(Data)
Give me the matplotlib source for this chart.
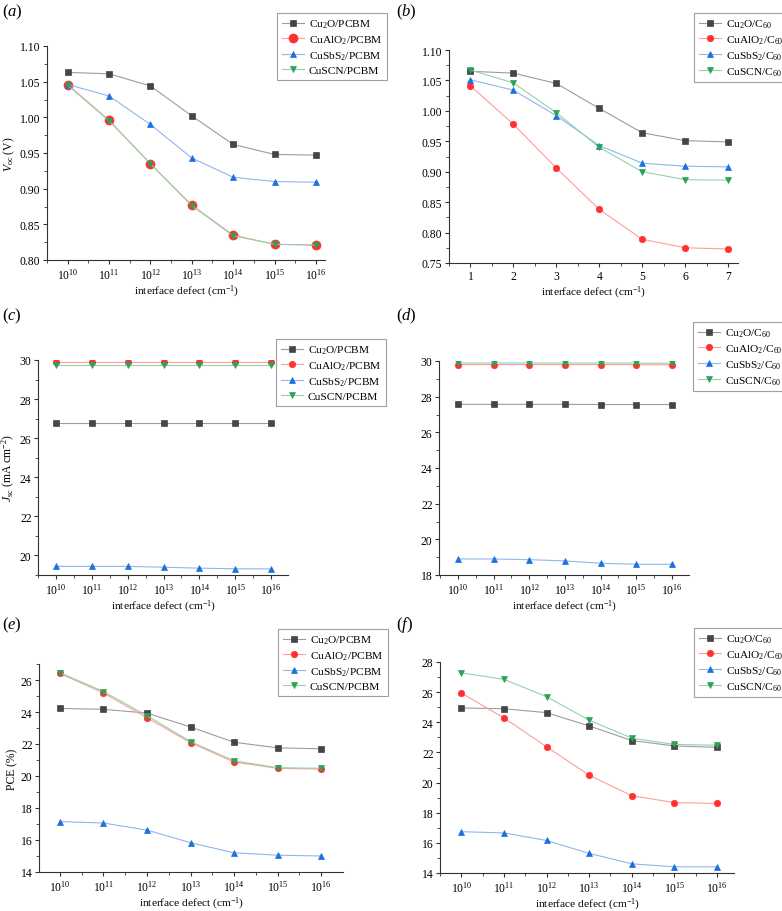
import numpy as np
import matplotlib
matplotlib.use('Agg')
import matplotlib.pyplot as plt
from matplotlib.ticker import MultipleLocator, FixedLocator

plt.rcParams['font.family'] = ['Liberation Serif', 'DejaVu Serif']
plt.rcParams['mathtext.fontset'] = 'custom'
plt.rcParams['mathtext.rm'] = 'Liberation Serif'
plt.rcParams['mathtext.it'] = 'Liberation Serif:italic'
plt.rcParams['font.size'] = 8.2

# 数据
exp = [10, 11, 12, 13, 14, 15, 16]
idx = [1, 2, 3, 4, 5, 6, 7]
names_pcbm = ['Cu$_2$O/PCBM', 'CuAlO$_2$/PCBM', 'CuSbS$_2$/PCBM', 'CuSCN/PCBM']
names_c60 = ['Cu$_2$O/C$_{60}$', 'CuAlO$_2$/C$_{60}$', 'CuSbS$_2$/C$_{60}$', 'CuSCN/C$_{60}$']

voc_pcbm_cu2o = [1.063, 1.061, 1.044, 1.002, 0.962, 0.948, 0.947]
voc_pcbm_cualo2 = [1.046, 0.996, 0.935, 0.877, 0.835, 0.822, 0.821]
voc_pcbm_cusbs2 = [1.046, 1.030, 0.990, 0.943, 0.916, 0.910, 0.909]
voc_pcbm_cuscn = [1.045, 0.995, 0.935, 0.876, 0.834, 0.822, 0.821]

voc_c60_cu2o = [1.065, 1.062, 1.045, 1.004, 0.964, 0.951, 0.949]
voc_c60_cualo2 = [1.041, 0.978, 0.906, 0.838, 0.789, 0.775, 0.773]
voc_c60_cusbs2 = [1.051, 1.034, 0.992, 0.943, 0.914, 0.909, 0.908]
voc_c60_cuscn = [1.067, 1.046, 0.997, 0.940, 0.900, 0.887, 0.886]

jsc_pcbm_cu2o = [26.78, 26.78, 26.78, 26.78, 26.78, 26.78, 26.78]
jsc_pcbm_cualo2 = [29.88, 29.88, 29.88, 29.88, 29.88, 29.88, 29.88]
jsc_pcbm_cusbs2 = [19.42, 19.42, 19.42, 19.38, 19.33, 19.30, 19.29]
jsc_pcbm_cuscn = [29.75, 29.75, 29.75, 29.75, 29.75, 29.75, 29.75]

jsc_c60_cu2o = [27.57, 27.57, 27.57, 27.57, 27.56, 27.56, 27.56]
jsc_c60_cualo2 = [29.80, 29.80, 29.80, 29.80, 29.80, 29.79, 29.79]
jsc_c60_cusbs2 = [18.90, 18.90, 18.86, 18.79, 18.66, 18.60, 18.60]
jsc_c60_cuscn = [29.89, 29.89, 29.89, 29.89, 29.89, 29.88, 29.88]

pce_pcbm_cu2o = [24.22, 24.17, 23.93, 23.06, 22.11, 21.76, 21.70]
pce_pcbm_cualo2 = [26.41, 25.19, 23.64, 22.08, 20.87, 20.48, 20.43]
pce_pcbm_cusbs2 = [17.15, 17.06, 16.62, 15.83, 15.20, 15.05, 15.00]
pce_pcbm_cuscn = [26.46, 25.28, 23.77, 22.15, 20.95, 20.52, 20.48]

pce_c60_cu2o = [24.95, 24.90, 24.64, 23.76, 22.79, 22.43, 22.34]
pce_c60_cualo2 = [25.94, 24.29, 22.38, 20.49, 19.13, 18.67, 18.62]
pce_c60_cusbs2 = [16.74, 16.66, 16.16, 15.30, 14.61, 14.41, 14.41]
pce_c60_cuscn = [27.28, 26.85, 25.70, 24.14, 22.95, 22.53, 22.48]

mk_col = ['#454545', '#ff3030', '#1c6fe0', '#2aa358']
ln_col = ['#9c9c9c', '#ff9c9c', '#8fb6ee', '#92d3aa']
markers = ['s', 'o', '^', 'v']
msizes = [4.2, 4.6, 4.8, 4.8]

W, H = 782, 912
fig = plt.figure(figsize=(W / 100, H / 100), dpi=100)

def make_ax(l, r, t, b):
    return fig.add_axes([l / W, 1 - b / H, (r - l) / W, (b - t) / H])

panels = [
    # rect px, x, series, names, xlim, ylim, ymajor, yfmt, ylabel, legend pos, label pos, big circle
    ((47, 325, 47, 261), exp, [voc_pcbm_cu2o, voc_pcbm_cualo2, voc_pcbm_cusbs2, voc_pcbm_cuscn],
     names_pcbm, (9.5, 16.22), (0.80, 1.10), 0.05, '%.2f', '$V_{\\rm oc}$ (V)', (277, 14), (2, 12), True),
    ((449, 738, 51, 264), idx, [voc_c60_cu2o, voc_c60_cualo2, voc_c60_cusbs2, voc_c60_cuscn],
     names_c60, (0.5, 7.23), (0.75, 1.10), 0.05, '%.2f', None, (694, 14), (396, 12), False),
    ((38, 288, 361, 576), exp, [jsc_pcbm_cu2o, jsc_pcbm_cualo2, jsc_pcbm_cusbs2, jsc_pcbm_cuscn],
     names_pcbm, (9.5, 16.47), (18.98, 30), 2, '%d', '$J_{\\rm sc}$ (mA cm$^{-2}$)', (276, 340), (2, 316), False),
    ((439, 689, 362, 576), exp, [jsc_c60_cu2o, jsc_c60_cualo2, jsc_c60_cusbs2, jsc_c60_cuscn],
     names_c60, (9.47, 16.48), (18, 30), 2, '%d', None, (693, 323), (396, 316), False),
    ((39, 343, 665, 873), exp, [pce_pcbm_cu2o, pce_pcbm_cualo2, pce_pcbm_cusbs2, pce_pcbm_cuscn],
     names_pcbm, (9.52, 16.5), (14, 27), 2, '%d', 'PCE (%)', (278, 630), (2, 625), False),
    ((440, 734, 663, 874), exp, [pce_c60_cu2o, pce_c60_cualo2, pce_c60_cusbs2, pce_c60_cuscn],
     names_c60, (9.5, 16.4), (14, 28), 2, '%d', None, (694, 629), (396, 625), False),
]
letters = ['a', 'b', 'c', 'd', 'e', 'f']

for k, (rect, x, series, names, xlim, ylim, ymaj, yfmt, ylab, legpos, labpos, big) in enumerate(panels):
    ax = make_ax(*rect)
    for i, y in enumerate(series):
        ms = msizes[i]
        if big and i == 1:
            ms = 6.5
        ax.plot(x, y, color=ln_col[i], lw=0.8, marker=markers[i], ms=ms,
                mfc=mk_col[i], mec=mk_col[i], mew=0.5, label=names[i], zorder=3)
    ax.set_xlim(*xlim)
    ax.set_ylim(*ylim)
    ax.spines['top'].set_visible(False)
    ax.spines['right'].set_visible(False)
    for s in ['left', 'bottom']:
        ax.spines[s].set_color('#333333')
        ax.spines[s].set_linewidth(0.8)
    ax.xaxis.set_major_locator(FixedLocator(x))
    ax.xaxis.set_minor_locator(FixedLocator([v + 0.5 for v in x[:-1]] + [x[0] - 0.5]))
    if x is exp:
        ax.set_xticklabels(['$10^{%d}$' % e for e in exp])
    else:
        ax.set_xticklabels([str(v) for v in x])
    ax.yaxis.set_major_locator(MultipleLocator(ymaj))
    ax.yaxis.set_minor_locator(MultipleLocator(ymaj / 2))
    ax.yaxis.set_major_formatter(matplotlib.ticker.FormatStrFormatter(yfmt))
    ax.tick_params(which='major', direction='out', length=3.2, width=0.8, color='#333333', labelsize=8.4, pad=1.5)
    ax.tick_params(which='minor', direction='out', length=2.0, width=0.6, color='#333333')
    ax.set_xlabel('interface defect (cm$^{-1}$)', fontsize=8.2, labelpad=1.5)
    if ylab:
        ax.set_ylabel(ylab, fontsize=8.4, labelpad=2)
    leg = ax.legend(loc='upper left', bbox_to_anchor=(legpos[0] / W, 1 - legpos[1] / H),
                    bbox_transform=fig.transFigure, fontsize=8.2, frameon=True, fancybox=False,
                    edgecolor='#888888', borderaxespad=0, handlelength=2.0, handletextpad=0.4,
                    borderpad=0.4, labelspacing=0.3)
    leg.get_frame().set_linewidth(0.8)
    fig.text(labpos[0] / W, 1 - labpos[1] / H, '($%s$)' % letters[k], fontsize=12, va='center', ha='left')

fig.savefig('out.png', dpi=100)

(Direction)
Write out exactly the lines between the start of the data and the line with "0.834, 0.822, 0.821]", including both, but none of the pictures.

(Reply to the exercise)
Give me the matplotlib source for this chart.
import numpy as np
import matplotlib
matplotlib.use('Agg')
import matplotlib.pyplot as plt
from matplotlib.ticker import MultipleLocator, FixedLocator

plt.rcParams['font.family'] = ['Liberation Serif', 'DejaVu Serif']
plt.rcParams['mathtext.fontset'] = 'custom'
plt.rcParams['mathtext.rm'] = 'Liberation Serif'
plt.rcParams['mathtext.it'] = 'Liberation Serif:italic'
plt.rcParams['font.size'] = 8.2

# 数据
exp = [10, 11, 12, 13, 14, 15, 16]
idx = [1, 2, 3, 4, 5, 6, 7]
names_pcbm = ['Cu$_2$O/PCBM', 'CuAlO$_2$/PCBM', 'CuSbS$_2$/PCBM', 'CuSCN/PCBM']
names_c60 = ['Cu$_2$O/C$_{60}$', 'CuAlO$_2$/C$_{60}$', 'CuSbS$_2$/C$_{60}$', 'CuSCN/C$_{60}$']

voc_pcbm_cu2o = [1.063, 1.061, 1.044, 1.002, 0.962, 0.948, 0.947]
voc_pcbm_cualo2 = [1.046, 0.996, 0.935, 0.877, 0.835, 0.822, 0.821]
voc_pcbm_cusbs2 = [1.046, 1.030, 0.990, 0.943, 0.916, 0.910, 0.909]
voc_pcbm_cuscn = [1.045, 0.995, 0.935, 0.876, 0.834, 0.822, 0.821]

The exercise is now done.